Wrong! He didn’t say that. He said that it would be best to be celibate, but he also said it would be good to be married. And for those married, sex is good. This post is stsrting to sound like Loopydude’s tortured path towards ‘homosexuals = satanic.’

He more than tolerated marriage.** (1 Cor 7:38)** The rest of the premise is sound, but that doesn’t get us to** “Paul was against sex- all sex.”**

Sure you can say that. But it is **you **saying it. Paul never said anything like it at all. He supported those who chose to marry, and gave sound counsel for their sex lives. But nowhere in his writings did he say , “against sex in general” or anything close to it.

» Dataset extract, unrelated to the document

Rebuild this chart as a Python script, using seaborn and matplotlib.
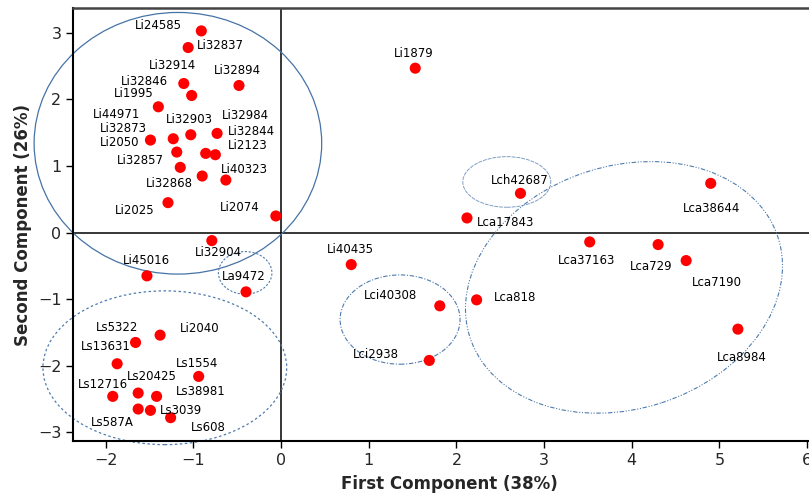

Paul was issuing a warning for those who were unmarried as a caution. But only to those who were unmarried. But as to your wife…All bets are off. But once again, best to remain celibate doesn’t mean that Paul was against sex, all sex.

Shheeeeshhh. Are you sure you’re not Loopydude?

Jesus never said sex was bad, but neither did Paul. Nor did Jesus offer any commentary on homosexual sex, although the bible condemns it.

by the raindog

Why do you think he thinks it is best to be celibate (or single)? I’m not saying it wrong to never have sex and reproduce, but I don’t understand how one can say it is the best choice. If it is indeed preferable to never touch a woman, as he says, then how can the people “be fruitful and multiply”?

Perhaps Paul wasn’t against sex, per se, but it doesn’t seem like he was much of an advocate for marriage for the sake of marriage. It seems that he was recommending it as a way to reduce sinning.